Make an exact copy of the lines, leaving the pictures out.

------ DATASET EXTRACT ------

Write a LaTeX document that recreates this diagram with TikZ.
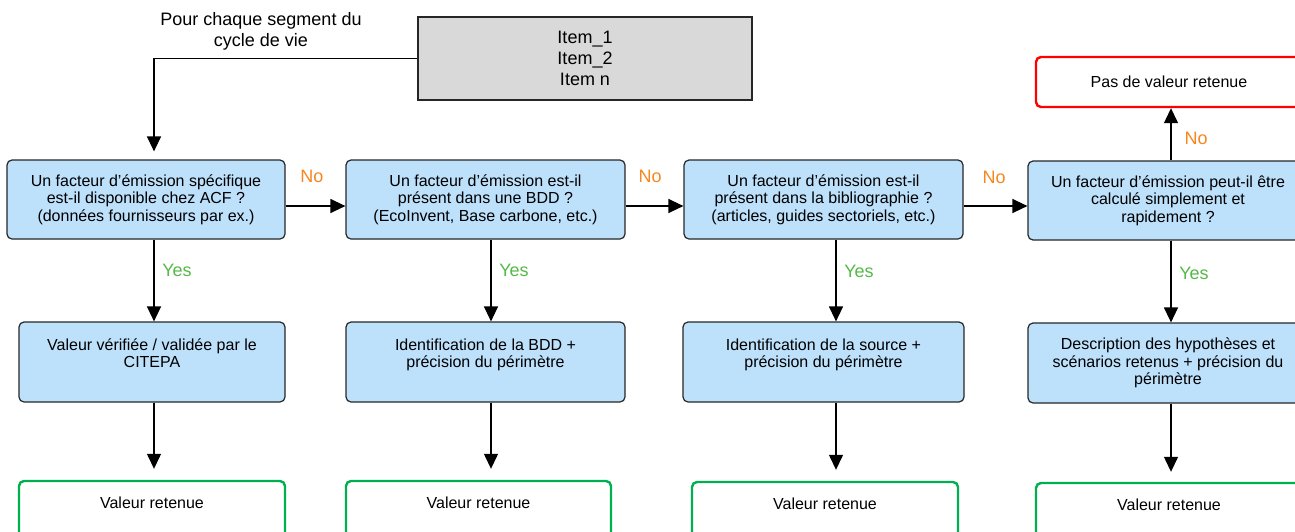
\documentclass[tikz,border=0pt]{standalone}
\usepackage{fontspec}
\setmainfont{Liberation Sans}
\usetikzlibrary{positioning,arrows.meta}
\definecolor{boxblue}{RGB}{189,224,251}
\definecolor{itemgray}{RGB}{217,217,217}
\definecolor{noorange}{RGB}{247,134,30}
\definecolor{yesgreen}{RGB}{84,185,72}
\definecolor{keepgreen}{RGB}{0,176,80}
\tikzset{
blk/.style={draw=black!85, line width=1.2pt, rounded corners=5pt, fill=boxblue, align=center, inner sep=2pt, font=\fontsize{16}{17.5}\selectfont},
askbox/.style={blk, minimum height=79pt},
stepbox/.style={blk, minimum height=80pt},
keepbox/.style={blk, fill=white, draw=keepgreen, line width=2.4pt, minimum height=60pt},
nonebox/.style={blk, fill=white, draw=red, line width=2.4pt, minimum height=50pt},
itembox/.style={draw=black!85, line width=1.2pt, fill=itemgray, align=center, font=\fontsize{18}{21}\selectfont},
arr/.style={line width=1.3pt, -{Triangle[width=14pt,length=15pt]}},
nolbl/.style={text=noorange, font=\fontsize{18}{21}\selectfont},
yeslbl/.style={text=yesgreen, font=\fontsize{18}{21}\selectfont}
}

\begin{document}
\begin{tikzpicture}[x=1pt, y=-1pt]
	\useasboundingbox (0,0) rectangle (1295,531);
	\node[itembox, minimum width=334pt, minimum height=83pt] (items) at (585,58.5) {Item\_1\\Item\_2\\Item n};
	\node[align=center, font=\fontsize{18}{21}\selectfont] (seg) at (261,31) {Pour chaque segment du\\cycle de vie};
	\node[askbox, minimum width=278pt] (q1) at (146,199.5) {Un facteur d’émission spécifique\\est-il disponible chez ACF ?\\(données fournisseurs par ex.)};
	\node[askbox, minimum width=279pt] (q2) at (485.5,199.5) {Un facteur d’émission est-il\\présent dans une BDD ?\\(EcoInvent, Base carbone, etc.)};
	\node[askbox, minimum width=279pt] (q3) at (823.5,199.5) {Un facteur d’émission est-il\\présent dans la bibliographie ?\\(articles, guides sectoriels, etc.)};
	\node[askbox, minimum width=280pt] (q4) at (1168,200.5) {Un facteur d’émission peut-il être\\calculé simplement et\\rapidement ?};
	\node[nonebox, minimum width=266pt] (none) at (1169,82) {Pas de valeur retenue};
	\node[stepbox, minimum width=266pt] (v1) at (152,362) {Valeur vérifiée / validée par le\\CITEPA\\~};
	\node[stepbox, minimum width=279pt] (v2) at (485.5,362) {Identification de la BDD +\\précision du périmètre\\~};
	\node[stepbox, minimum width=281pt] (v3) at (823.5,362) {Identification de la source +\\précision du périmètre\\~};
	\node[stepbox, minimum width=280pt] (v4) at (1168,363) {Description des hypothèses et\\scénarios retenus + précision du\\périmètre};
	\node[keepbox, minimum width=266pt] (g1) at (152,511) {Valeur retenue\\~};
	\node[keepbox, minimum width=265pt] (g2) at (478.5,511) {Valeur retenue\\~};
	\node[keepbox, minimum width=266pt] (g3) at (825,512) {Valeur retenue\\~};
	\node[keepbox, minimum width=266pt] (g4) at (1169,513) {Valeur retenue\\~};
	\coordinate (c1) at (154,0);
	\coordinate (c2) at (491,0);
	\coordinate (c3) at (836,0);
	\coordinate (c4) at (1171,0);
	\coordinate (r1) at (0,206);
	\draw[arr, shorten >=8pt] (items.west) -| (q1.north -| c1);
	\draw[arr] (q1.east |- r1) -- (q2.west |- r1);
	\draw[arr] (q2.east |- r1) -- (q3.west |- r1);
	\draw[arr] (q3.east |- r1) -- (q4.west |- r1);
	\draw[arr] (q4.north -| c4) -- (none.south -| c4);
	\draw[arr] (q1.south -| c1) -- (v1.north -| c1);
	\draw[arr] (q2.south -| c2) -- (v2.north -| c2);
	\draw[arr] (q3.south -| c3) -- (v3.north -| c3);
	\draw[arr] (q4.south -| c4) -- (v4.north -| c4);
	\draw[arr, shorten >=11pt] (v1.south -| c1) -- (g1.north -| c1);
	\draw[arr, shorten >=11pt] (v2.south -| c2) -- (g2.north -| c2);
	\draw[arr, shorten >=11pt] (v3.south -| c3) -- (g3.north -| c3);
	\draw[arr, shorten >=10pt] (v4.south -| c4) -- (g4.north -| c4);
	\node[nolbl] (no1) at (312,176) {No};
	\node[nolbl] (no2) at (650,176) {No};
	\node[nolbl] (no3) at (994,177) {No};
	\node[nolbl] (no4) at (1196,138) {No};
	\node[yeslbl] (yes1) at (177,270) {Yes};
	\node[yeslbl] (yes2) at (514,270) {Yes};
	\node[yeslbl] (yes3) at (859,271) {Yes};
	\node[yeslbl] (yes4) at (1194,273) {Yes};
\end{tikzpicture}
\end{document}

------

**RIGHT ANSWER:**
Write a LaTeX document that recreates this diagram with TikZ.
\documentclass[tikz,border=0pt]{standalone}
\usepackage{fontspec}
\setmainfont{Liberation Sans}
\usetikzlibrary{positioning,arrows.meta}
\definecolor{boxblue}{RGB}{189,224,251}
\definecolor{itemgray}{RGB}{217,217,217}
\definecolor{noorange}{RGB}{247,134,30}
\definecolor{yesgreen}{RGB}{84,185,72}
\definecolor{keepgreen}{RGB}{0,176,80}
\tikzset{
blk/.style={draw=black!85, line width=1.2pt, rounded corners=5pt, fill=boxblue, align=center, inner sep=2pt, font=\fontsize{16}{17.5}\selectfont},
askbox/.style={blk, minimum height=79pt},
stepbox/.style={blk, minimum height=80pt},
keepbox/.style={blk, fill=white, draw=keepgreen, line width=2.4pt, minimum height=60pt},
nonebox/.style={blk, fill=white, draw=red, line width=2.4pt, minimum height=50pt},
itembox/.style={draw=black!85, line width=1.2pt, fill=itemgray, align=center, font=\fontsize{18}{21}\selectfont},
arr/.style={line width=1.3pt, -{Triangle[width=14pt,length=15pt]}},
nolbl/.style={text=noorange, font=\fontsize{18}{21}\selectfont},
yeslbl/.style={text=yesgreen, font=\fontsize{18}{21}\selectfont}
}

\begin{document}
\begin{tikzpicture}[x=1pt, y=-1pt]
	\useasboundingbox (0,0) rectangle (1295,531);
	\node[itembox, minimum width=334pt, minimum height=83pt] (items) at (585,58.5) {Item\_1\\Item\_2\\Item n};
	\node[align=center, font=\fontsize{18}{21}\selectfont] (seg) at (261,31) {Pour chaque segment du\\cycle de vie};
	\node[askbox, minimum width=278pt] (q1) at (146,199.5) {Un facteur d’émission spécifique\\est-il disponible chez ACF ?\\(données fournisseurs par ex.)};
	\node[askbox, minimum width=279pt] (q2) at (485.5,199.5) {Un facteur d’émission est-il\\présent dans une BDD ?\\(EcoInvent, Base carbone, etc.)};
	\node[askbox, minimum width=279pt] (q3) at (823.5,199.5) {Un facteur d’émission est-il\\présent dans la bibliographie ?\\(articles, guides sectoriels, etc.)};
	\node[askbox, minimum width=280pt] (q4) at (1168,200.5) {Un facteur d’émission peut-il être\\calculé simplement et\\rapidement ?};
	\node[nonebox, minimum width=266pt] (none) at (1169,82) {Pas de valeur retenue};
	\node[stepbox, minimum width=266pt] (v1) at (152,362) {Valeur vérifiée / validée par le\\CITEPA\\~};
	\node[stepbox, minimum width=279pt] (v2) at (485.5,362) {Identification de la BDD +\\précision du périmètre\\~};
	\node[stepbox, minimum width=281pt] (v3) at (823.5,362) {Identification de la source +\\précision du périmètre\\~};
	\node[stepbox, minimum width=280pt] (v4) at (1168,363) {Description des hypothèses et\\scénarios retenus + précision du\\périmètre};
	\node[keepbox, minimum width=266pt] (g1) at (152,511) {Valeur retenue\\~};
	\node[keepbox, minimum width=265pt] (g2) at (478.5,511) {Valeur retenue\\~};
	\node[keepbox, minimum width=266pt] (g3) at (825,512) {Valeur retenue\\~};
	\node[keepbox, minimum width=266pt] (g4) at (1169,513) {Valeur retenue\\~};
	\coordinate (c1) at (154,0);
	\coordinate (c2) at (491,0);
	\coordinate (c3) at (836,0);
	\coordinate (c4) at (1171,0);
	\coordinate (r1) at (0,206);
	\draw[arr, shorten >=8pt] (items.west) -| (q1.north -| c1);
	\draw[arr] (q1.east |- r1) -- (q2.west |- r1);
	\draw[arr] (q2.east |- r1) -- (q3.west |- r1);
	\draw[arr] (q3.east |- r1) -- (q4.west |- r1);
	\draw[arr] (q4.north -| c4) -- (none.south -| c4);
	\draw[arr] (q1.south -| c1) -- (v1.north -| c1);
	\draw[arr] (q2.south -| c2) -- (v2.north -| c2);
	\draw[arr] (q3.south -| c3) -- (v3.north -| c3);
	\draw[arr] (q4.south -| c4) -- (v4.north -| c4);
	\draw[arr, shorten >=11pt] (v1.south -| c1) -- (g1.north -| c1);
	\draw[arr, shorten >=11pt] (v2.south -| c2) -- (g2.north -| c2);
	\draw[arr, shorten >=11pt] (v3.south -| c3) -- (g3.north -| c3);
	\draw[arr, shorten >=10pt] (v4.south -| c4) -- (g4.north -| c4);
	\node[nolbl] (no1) at (312,176) {No};
	\node[nolbl] (no2) at (650,176) {No};
	\node[nolbl] (no3) at (994,177) {No};
	\node[nolbl] (no4) at (1196,138) {No};
	\node[yeslbl] (yes1) at (177,270) {Yes};
	\node[yeslbl] (yes2) at (514,270) {Yes};
	\node[yeslbl] (yes3) at (859,271) {Yes};
	\node[yeslbl] (yes4) at (1194,273) {Yes};
\end{tikzpicture}
\end{document}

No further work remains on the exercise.